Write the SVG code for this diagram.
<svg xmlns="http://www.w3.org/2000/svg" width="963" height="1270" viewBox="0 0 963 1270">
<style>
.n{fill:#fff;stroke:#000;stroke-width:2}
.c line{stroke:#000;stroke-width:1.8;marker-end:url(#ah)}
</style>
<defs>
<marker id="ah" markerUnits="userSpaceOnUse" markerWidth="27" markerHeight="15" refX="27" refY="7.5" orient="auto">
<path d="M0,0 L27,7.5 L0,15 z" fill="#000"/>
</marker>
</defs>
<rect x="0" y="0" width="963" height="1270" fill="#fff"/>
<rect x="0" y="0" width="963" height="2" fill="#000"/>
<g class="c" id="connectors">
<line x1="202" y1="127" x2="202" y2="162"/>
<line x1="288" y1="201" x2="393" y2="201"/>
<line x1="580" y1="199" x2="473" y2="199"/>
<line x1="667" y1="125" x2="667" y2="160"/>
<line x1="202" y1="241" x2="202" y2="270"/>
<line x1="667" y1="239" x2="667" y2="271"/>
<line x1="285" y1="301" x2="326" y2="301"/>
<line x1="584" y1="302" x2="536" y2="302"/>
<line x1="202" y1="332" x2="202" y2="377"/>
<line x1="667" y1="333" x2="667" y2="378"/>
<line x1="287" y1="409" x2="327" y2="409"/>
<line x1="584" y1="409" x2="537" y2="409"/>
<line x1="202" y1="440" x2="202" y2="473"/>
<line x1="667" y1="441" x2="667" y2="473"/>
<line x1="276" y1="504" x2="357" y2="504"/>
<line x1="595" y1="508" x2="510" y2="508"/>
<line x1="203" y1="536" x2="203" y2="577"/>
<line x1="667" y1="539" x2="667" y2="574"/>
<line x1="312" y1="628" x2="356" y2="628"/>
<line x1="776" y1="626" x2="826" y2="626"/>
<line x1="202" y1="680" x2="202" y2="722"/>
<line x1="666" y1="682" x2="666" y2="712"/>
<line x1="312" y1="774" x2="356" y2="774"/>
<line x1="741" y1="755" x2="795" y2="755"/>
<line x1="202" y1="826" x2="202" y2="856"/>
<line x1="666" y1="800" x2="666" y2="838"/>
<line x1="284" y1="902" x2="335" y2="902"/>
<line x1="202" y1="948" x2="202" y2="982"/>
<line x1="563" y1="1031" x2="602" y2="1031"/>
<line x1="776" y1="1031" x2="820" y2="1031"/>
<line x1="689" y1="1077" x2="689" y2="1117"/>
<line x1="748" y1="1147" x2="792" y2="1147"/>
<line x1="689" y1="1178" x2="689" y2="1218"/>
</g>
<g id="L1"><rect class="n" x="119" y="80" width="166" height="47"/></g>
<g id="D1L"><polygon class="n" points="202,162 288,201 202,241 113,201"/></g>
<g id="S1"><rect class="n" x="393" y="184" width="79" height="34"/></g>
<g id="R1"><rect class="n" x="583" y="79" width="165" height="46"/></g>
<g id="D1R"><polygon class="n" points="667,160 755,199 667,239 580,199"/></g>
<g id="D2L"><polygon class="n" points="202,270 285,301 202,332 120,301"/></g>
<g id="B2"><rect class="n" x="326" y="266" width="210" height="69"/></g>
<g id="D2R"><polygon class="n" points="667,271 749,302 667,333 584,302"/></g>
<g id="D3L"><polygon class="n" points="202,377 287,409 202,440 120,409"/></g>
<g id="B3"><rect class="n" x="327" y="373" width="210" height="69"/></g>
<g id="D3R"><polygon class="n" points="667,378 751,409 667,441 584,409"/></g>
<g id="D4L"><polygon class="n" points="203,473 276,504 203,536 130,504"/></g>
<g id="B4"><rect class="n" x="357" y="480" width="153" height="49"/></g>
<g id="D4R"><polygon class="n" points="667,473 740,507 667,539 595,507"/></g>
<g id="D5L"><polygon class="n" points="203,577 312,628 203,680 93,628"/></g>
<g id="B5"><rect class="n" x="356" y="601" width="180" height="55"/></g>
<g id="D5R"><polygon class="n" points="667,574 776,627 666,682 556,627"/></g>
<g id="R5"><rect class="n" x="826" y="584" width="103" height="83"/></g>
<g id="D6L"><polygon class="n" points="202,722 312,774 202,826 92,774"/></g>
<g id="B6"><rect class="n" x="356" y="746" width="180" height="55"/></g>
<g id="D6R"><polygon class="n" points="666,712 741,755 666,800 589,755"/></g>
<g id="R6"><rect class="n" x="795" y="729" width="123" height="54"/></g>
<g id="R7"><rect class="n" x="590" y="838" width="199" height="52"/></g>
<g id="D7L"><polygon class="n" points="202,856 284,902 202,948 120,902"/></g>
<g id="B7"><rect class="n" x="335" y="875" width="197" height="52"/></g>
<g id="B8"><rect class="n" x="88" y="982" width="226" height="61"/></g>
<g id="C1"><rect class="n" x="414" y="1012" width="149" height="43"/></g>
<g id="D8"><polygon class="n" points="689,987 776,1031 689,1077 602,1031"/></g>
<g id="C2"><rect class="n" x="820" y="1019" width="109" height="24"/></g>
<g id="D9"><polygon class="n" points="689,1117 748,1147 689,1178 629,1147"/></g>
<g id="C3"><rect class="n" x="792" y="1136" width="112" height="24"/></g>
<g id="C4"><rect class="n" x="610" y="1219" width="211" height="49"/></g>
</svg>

==

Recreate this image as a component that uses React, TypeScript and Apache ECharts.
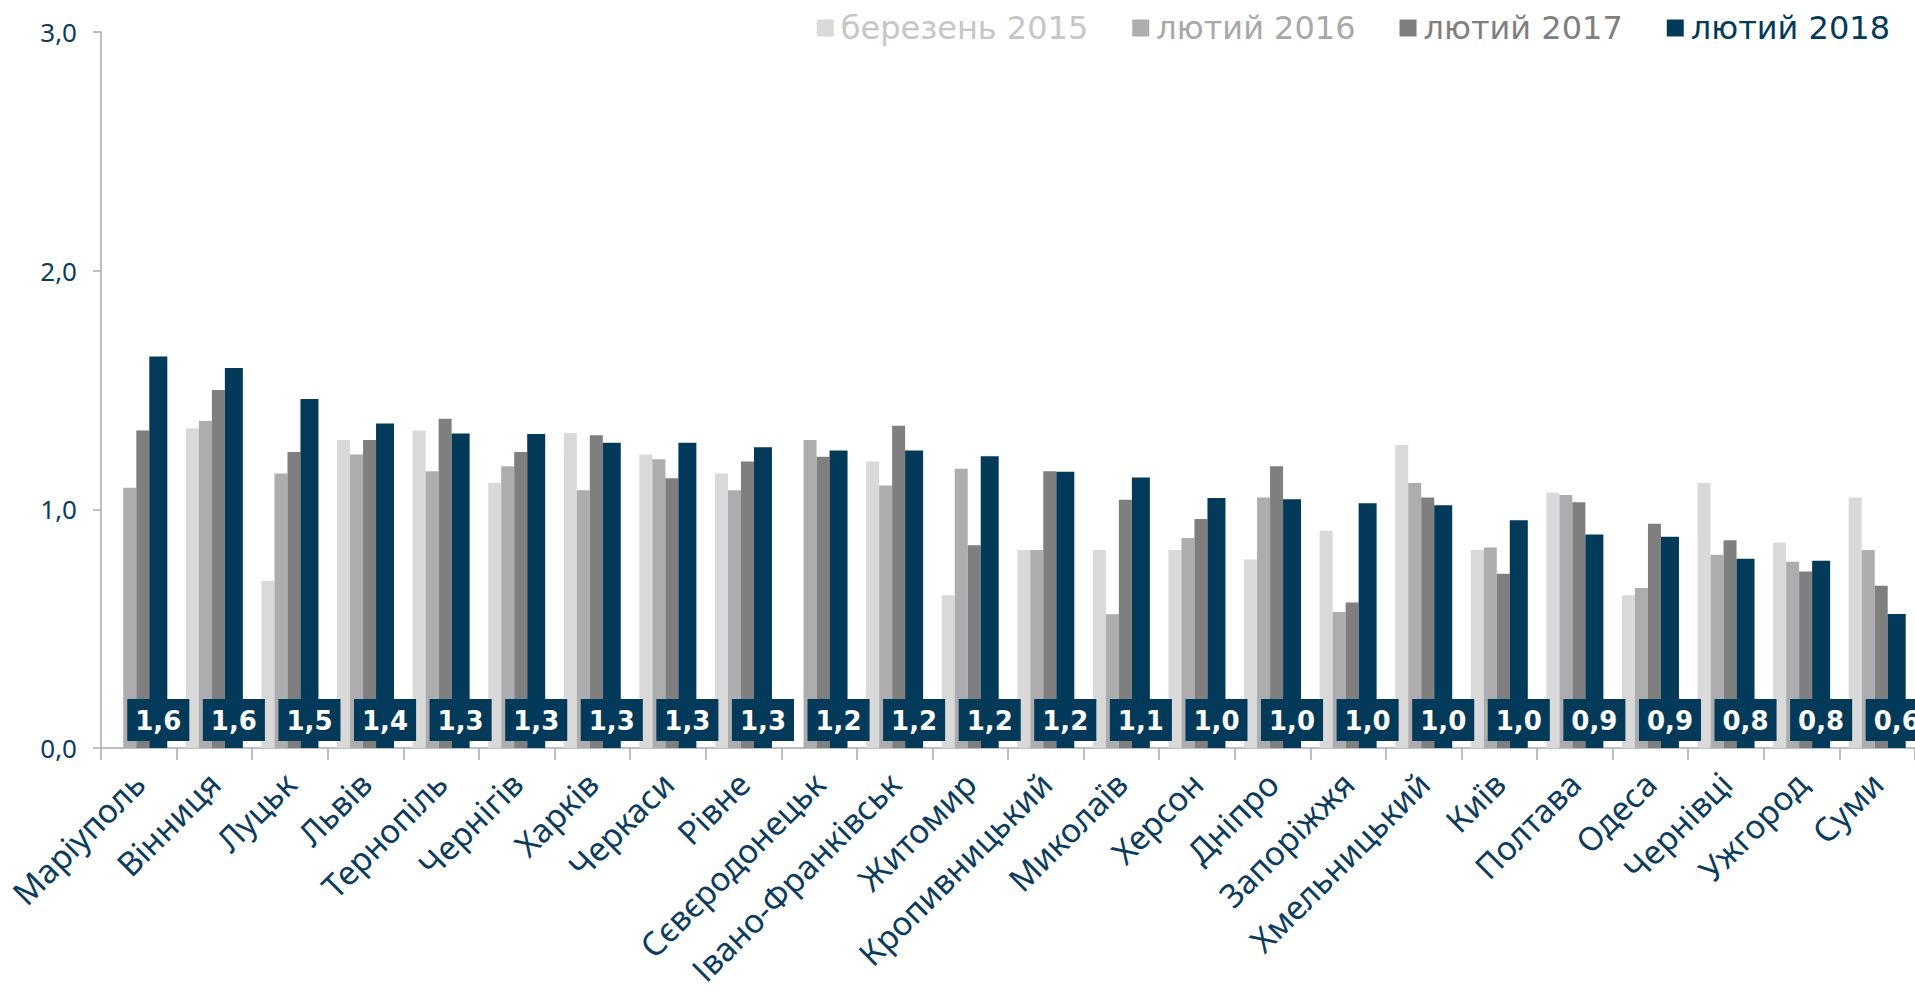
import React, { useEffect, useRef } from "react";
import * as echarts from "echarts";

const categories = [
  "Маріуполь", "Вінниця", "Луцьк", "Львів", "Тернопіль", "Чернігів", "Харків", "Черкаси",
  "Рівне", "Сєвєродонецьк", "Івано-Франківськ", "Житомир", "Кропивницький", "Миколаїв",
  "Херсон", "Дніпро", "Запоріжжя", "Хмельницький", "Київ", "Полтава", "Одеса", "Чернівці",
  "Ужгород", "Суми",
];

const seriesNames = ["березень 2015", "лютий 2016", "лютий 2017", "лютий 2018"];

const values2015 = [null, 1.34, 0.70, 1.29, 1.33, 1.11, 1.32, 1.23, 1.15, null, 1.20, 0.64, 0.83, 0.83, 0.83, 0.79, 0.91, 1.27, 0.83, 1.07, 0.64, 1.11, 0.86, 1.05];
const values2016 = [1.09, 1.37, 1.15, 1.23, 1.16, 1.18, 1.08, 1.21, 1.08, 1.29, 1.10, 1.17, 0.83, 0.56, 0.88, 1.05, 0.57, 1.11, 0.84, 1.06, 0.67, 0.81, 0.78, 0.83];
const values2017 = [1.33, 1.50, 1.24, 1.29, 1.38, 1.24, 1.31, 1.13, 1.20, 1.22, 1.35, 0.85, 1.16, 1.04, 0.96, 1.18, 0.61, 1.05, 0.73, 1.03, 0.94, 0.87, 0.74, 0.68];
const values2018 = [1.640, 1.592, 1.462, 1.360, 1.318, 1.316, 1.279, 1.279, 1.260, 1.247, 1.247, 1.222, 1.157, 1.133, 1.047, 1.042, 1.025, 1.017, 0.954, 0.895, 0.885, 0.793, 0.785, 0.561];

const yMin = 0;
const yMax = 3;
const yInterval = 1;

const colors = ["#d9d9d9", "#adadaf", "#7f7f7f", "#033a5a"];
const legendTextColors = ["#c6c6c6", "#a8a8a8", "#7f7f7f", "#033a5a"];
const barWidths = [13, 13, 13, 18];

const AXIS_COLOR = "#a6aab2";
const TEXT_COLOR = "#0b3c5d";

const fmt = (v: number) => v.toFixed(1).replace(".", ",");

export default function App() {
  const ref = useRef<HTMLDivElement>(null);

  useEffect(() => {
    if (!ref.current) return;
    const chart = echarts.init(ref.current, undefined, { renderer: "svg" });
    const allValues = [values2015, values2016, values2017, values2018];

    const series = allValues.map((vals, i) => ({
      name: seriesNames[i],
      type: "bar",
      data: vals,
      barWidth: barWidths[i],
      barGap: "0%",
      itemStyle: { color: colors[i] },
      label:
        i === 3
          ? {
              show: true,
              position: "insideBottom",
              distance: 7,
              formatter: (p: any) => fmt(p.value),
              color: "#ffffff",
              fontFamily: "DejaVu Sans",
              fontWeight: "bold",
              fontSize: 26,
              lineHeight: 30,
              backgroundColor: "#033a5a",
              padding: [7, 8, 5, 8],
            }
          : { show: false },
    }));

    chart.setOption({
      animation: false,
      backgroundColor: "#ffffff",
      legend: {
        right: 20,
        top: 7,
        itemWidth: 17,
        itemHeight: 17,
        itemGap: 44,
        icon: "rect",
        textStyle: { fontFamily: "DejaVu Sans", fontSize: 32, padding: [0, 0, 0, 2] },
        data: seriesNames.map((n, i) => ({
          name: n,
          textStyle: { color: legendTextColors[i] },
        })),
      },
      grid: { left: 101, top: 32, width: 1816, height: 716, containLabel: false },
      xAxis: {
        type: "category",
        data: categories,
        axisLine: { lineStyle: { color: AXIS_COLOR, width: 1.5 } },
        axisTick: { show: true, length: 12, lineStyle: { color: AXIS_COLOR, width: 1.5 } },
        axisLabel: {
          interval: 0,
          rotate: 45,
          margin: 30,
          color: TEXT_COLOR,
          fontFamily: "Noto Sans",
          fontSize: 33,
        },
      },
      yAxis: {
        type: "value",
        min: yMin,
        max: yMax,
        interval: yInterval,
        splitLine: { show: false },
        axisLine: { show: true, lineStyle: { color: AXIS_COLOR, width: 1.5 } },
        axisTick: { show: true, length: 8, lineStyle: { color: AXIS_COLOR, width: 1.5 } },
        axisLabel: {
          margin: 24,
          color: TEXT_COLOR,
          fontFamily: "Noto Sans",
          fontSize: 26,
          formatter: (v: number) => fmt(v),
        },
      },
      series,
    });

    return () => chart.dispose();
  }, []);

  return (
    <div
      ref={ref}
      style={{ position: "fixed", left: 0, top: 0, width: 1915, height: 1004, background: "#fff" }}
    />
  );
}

* * *

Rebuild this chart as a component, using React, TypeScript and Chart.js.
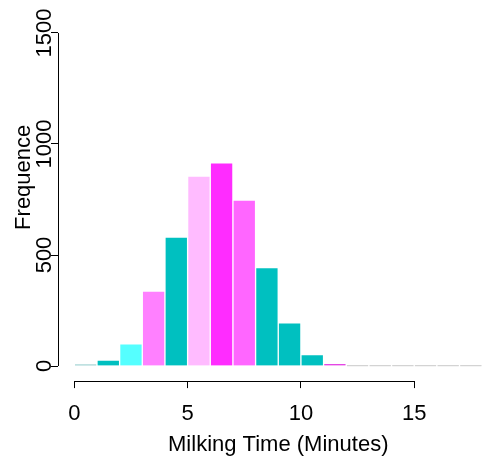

§ **REQUIREMENT**:
Pictures excluded, give again exactly and only the lines of the material above from the line with "Recreate this image" through the line with "0.793, 0.785, 0.561];".

§ **RESULT OF THIS TASK**:
Recreate this image as a component that uses React, TypeScript and Apache ECharts.
import React, { useEffect, useRef } from "react";
import * as echarts from "echarts";

const categories = [
  "Маріуполь", "Вінниця", "Луцьк", "Львів", "Тернопіль", "Чернігів", "Харків", "Черкаси",
  "Рівне", "Сєвєродонецьк", "Івано-Франківськ", "Житомир", "Кропивницький", "Миколаїв",
  "Херсон", "Дніпро", "Запоріжжя", "Хмельницький", "Київ", "Полтава", "Одеса", "Чернівці",
  "Ужгород", "Суми",
];

const seriesNames = ["березень 2015", "лютий 2016", "лютий 2017", "лютий 2018"];

const values2015 = [null, 1.34, 0.70, 1.29, 1.33, 1.11, 1.32, 1.23, 1.15, null, 1.20, 0.64, 0.83, 0.83, 0.83, 0.79, 0.91, 1.27, 0.83, 1.07, 0.64, 1.11, 0.86, 1.05];
const values2016 = [1.09, 1.37, 1.15, 1.23, 1.16, 1.18, 1.08, 1.21, 1.08, 1.29, 1.10, 1.17, 0.83, 0.56, 0.88, 1.05, 0.57, 1.11, 0.84, 1.06, 0.67, 0.81, 0.78, 0.83];
const values2017 = [1.33, 1.50, 1.24, 1.29, 1.38, 1.24, 1.31, 1.13, 1.20, 1.22, 1.35, 0.85, 1.16, 1.04, 0.96, 1.18, 0.61, 1.05, 0.73, 1.03, 0.94, 0.87, 0.74, 0.68];
const values2018 = [1.640, 1.592, 1.462, 1.360, 1.318, 1.316, 1.279, 1.279, 1.260, 1.247, 1.247, 1.222, 1.157, 1.133, 1.047, 1.042, 1.025, 1.017, 0.954, 0.895, 0.885, 0.793, 0.785, 0.561];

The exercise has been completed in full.